Еврипид — не только один Пенфей. Он и Пенфей тоже, однако не весь Пенфей целиком. Отождествлять поэта с кем-либо из его действующих лиц, хотя бы и с героем трагедии, значит неправильно судить о природе поэтического творчества. Великий поэт никогда не срисовывает с себя. Если он и изображает себя в одном из своих персонажей, то это одновременно и он сам и кто-то еще другой, кого поэт нам показывает в данном произведении. Так и в созидательной работе плоти: можно найти в сыне некоторые черты отца, но одновременно с чертами схожими здесь будут и новые черты. Так и персонаж трагедии есть новое творение, и на его лице позволительно искать лишь некоторое отражение черт автора, его создавшего.

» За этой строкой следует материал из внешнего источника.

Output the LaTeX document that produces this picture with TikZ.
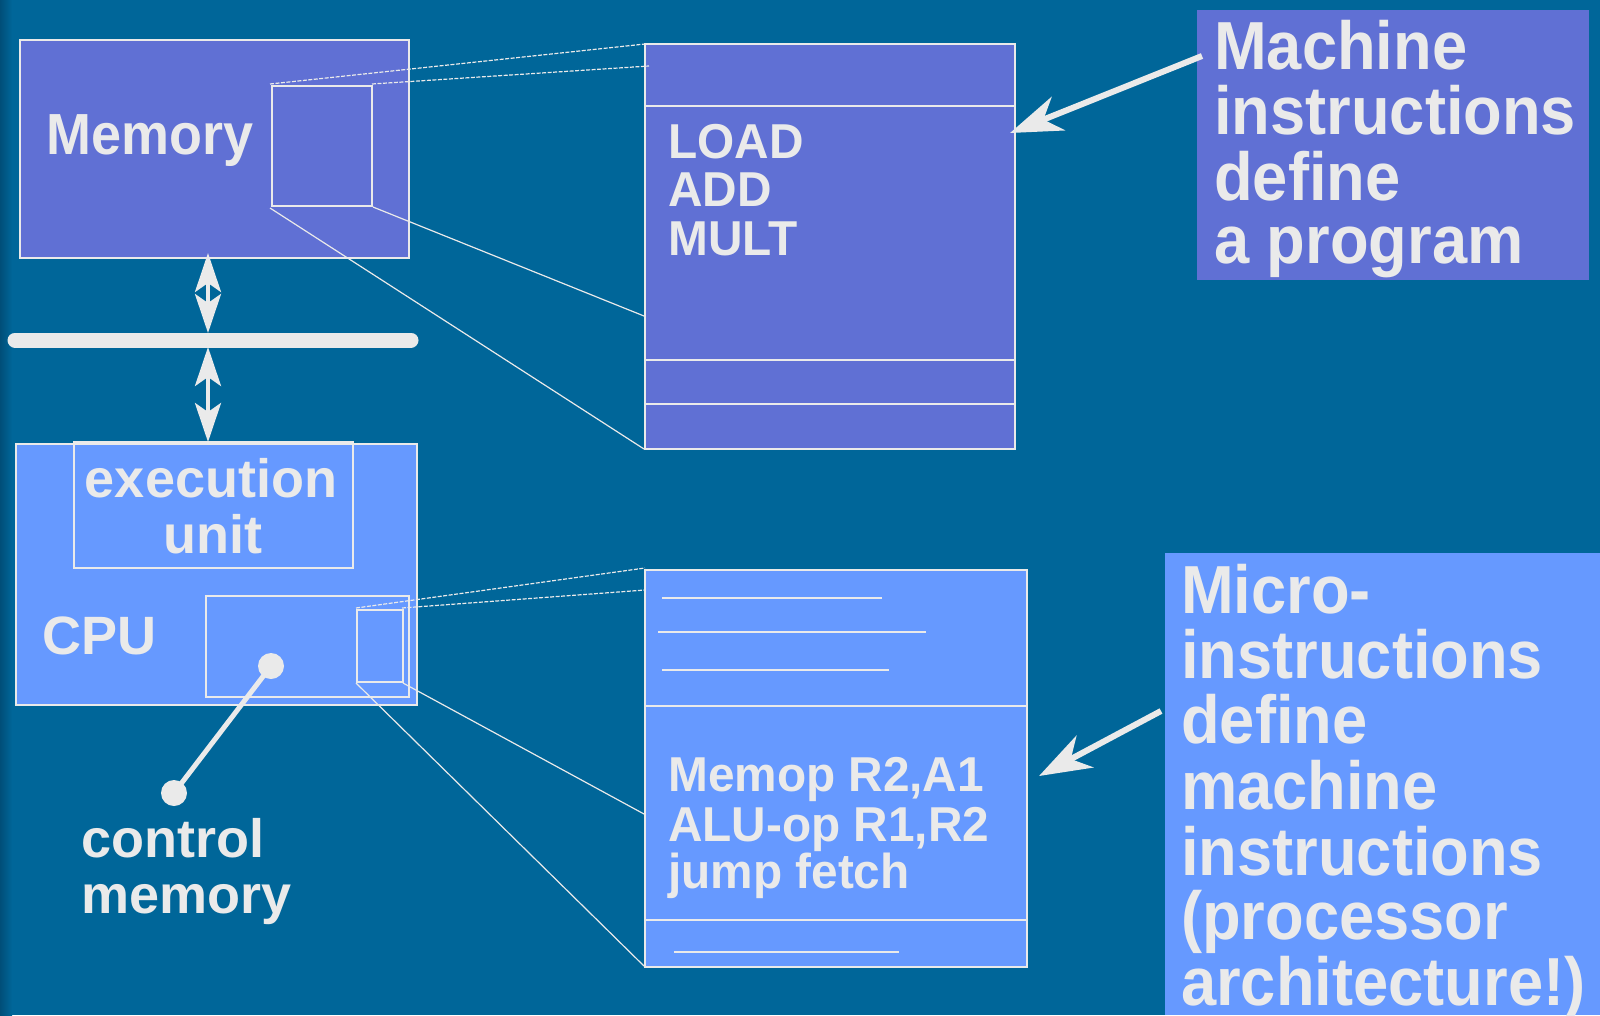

Отпечаток черт Еврипида в образе Пенфея — это прежде всего отражение требования порядка и здравого смысла, которые царь предъявляет богу. Пенфей признал бы подлинного бога, но он уверен, что бог, который проявляется в беспорядке, в душевном волнении, который выражает себя в бессмысленных чудесах, может быть только обманом. Пенфей не нечестивец. Еврипид не вложил в его уста ни одного скептического слова по отношению к божеству. Ничто не напоминает языка философии той эпохи. Пенфей верит в богов, но исступление и чудеса кажутся ему человеческой глупостью, а не божественной мудростью, не проявлением божества. В общем, он верит в таких богов, которые могли бы управлять миром так же разумно, как, по его искреннему убеждению, сам он управляет городом. Его позитивный ум, так же как и его обязанности главы государства, заставляет его с подозрением относиться к мистицизму дионисийского культа. Сталкиваясь с этим внушающим ему сомнение лидийцем и с экстатическими вакханками, Пенфей — подлинное воплощение государственного ума и принципа порядка, то есть просто разума и обыкновенного здравого смысла в самом обычном его значении. Пенфей требует, чтобы и у богов был здравый смысл. Он требует, чтобы боги были такими, как он. Могут сказать, что довольно опасно требовать так мало от божества. Однако эта мерка честного человека осудила бы многих богов.